Les noces entre l’islamisme extrémiste et l’extrême-droite sont festives. Chacun utilise l’autre, s’appuie sur l’autre, sert le dessein de l’autre, pouvant même, par le truchement de l’antisémitisme, pactiser ponctuellement et fréquenter les mêmes espaces, les mêmes réseaux, les mêmes personnes.
Pour le premier, l’extrême-droite est l’allié objectif qui, si elle arrivait au pouvoir – le cas échéant sous les coups de boutoir des violences terroristes fanatiques sur-médiatisées -, systématiserait la fracture de l’unité de la communauté nationale et attaquerait plus spécifiquement sa composante musulmane (environ 6 millions de personnes, 8 % de la population totale en France) dont toutes les études de terrain confirment, de génération en génération, le rapprochement des valeurs et des modes de vie avec ceux de l’ensemble de la population. Car, au grand dam des rigoristes et des extrémistes de tout poil, il n’existe pas – et n’a jamais existé dans une quelconque société – « d’étanchéité des formations humaines, cultuelles et culturelles. L’histoire de l’humanité est comme un soleil noir, c’est le récit des échanges de tous ordres entre les êtres humains » ( Ignacio Ramonet, Civilisations en guerre ?, juin 1995, Le Monde diplomatique).
ll n’existe pas d’identité pure, qu’elle soit culturelle, religieuse, sociale ou ethnique, qui soit, de surcroît, étanche à son contexte et au frottement aux autres. L’islamisme extrémiste et l’extrême droite ne peuvent accepter ces réalités immuables des sociétés qui anéantissent leurs desseins et leurs visions essentialisées et transfigurées du monde, des sociétés et de la condition humaine.
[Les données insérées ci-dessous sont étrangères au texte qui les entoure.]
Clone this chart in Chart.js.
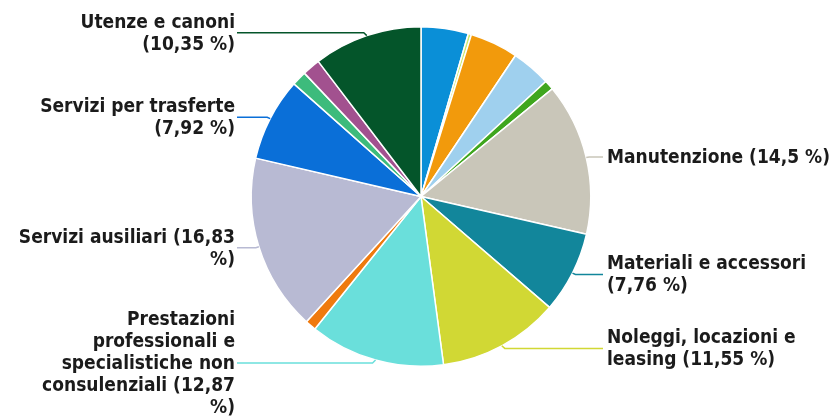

En réaction, ces alliés de circonstances se font la courte-échelle. L’islamisme extrémiste compte sur l’extrême-droite identitaire et nationaliste – qu’elle soit politique, sociale, intellectuelle et médiatique – pour violenter, avec son aide, les musulmans, les radicaliser et les renvoyer vers eux. Dans ce contexte, le rôle des médias, notamment des chaînes d’information en continue qui distillent à longueur de journée le venin haineux, fascisant et anti-musulman sous couvert de « débat » a rarement été aussi central dans la détérioration de l’esprit public.
De son côté, l’extrême-droite, falsifiant les questions de l’immigration, des évolutions démographiques mondiales et du terrorisme extrémiste en les fusionnant et en les réduisant à celle de l’islam – comme de nombreux médias -, encaisse les dividendes politiques immédiats de la stratégie violente de ses partenaires de circonstance pour avancer dans sa marche vers le pouvoir. Et le pouvoir actuel lui court après…
Pendant ce temps, le reste de la société est prisonnière et victime de ces dynamiques funestes et de cette alliance de fait entre les extrémismes identitaires paranoïaques. Cette dernière accélère la division d’un peuple déjà largement entamée par des décennies de néolibéralisme économique et idéologique qui prône et organise la chacun pour soi, le tous contre tous.
Qui sommes-nous ? C’est la question que posait dans son ouvrage de 2004 le théoricien américain du « choc des civilisations » Samuel Huntington. Sa réponse est que nous sommes ici des occidentaux, là des latino-américains, là encore des africains, ici des islamiques, là des chinois, là des hindous, la des orthodoxes et ici des bouddhistes ou des japonais.
Ce qui nous sépare serait des « lignes de fractures culturelles ». Nous y voilà. Ici des « dégénérés », là des « fanatiques » et tout le monde se meut en ennemi irrémédiable.
Hélas, pour le moment, force est d’admettre que le vent de la dislocation et de la division souffle plus fort que tout autre.
Préserver coûte que coûte l’unité de la population, dans son quotidien, auprès des siens, dans son voisinage, dans ses engagements et ses actions, ne peut être que la seule réponse de toutes celles et de tous ceux qui ne se résignent pas à ce nouvel âge des extrêmes.
Qui sommes nous ? Celles et ceux qui n’abandonneront pas, malgré tout, comme ils peuvent, là où ils peuvent. Car n’oublions pas que la fonction politique de l’extrémisme est de déchirer la paix civile et de renverser la démocratie (politique et sociale) lorsque cette dernière lui a laissé remplir le vide laissé par son affaissement, son retrait et, in fine, son absence.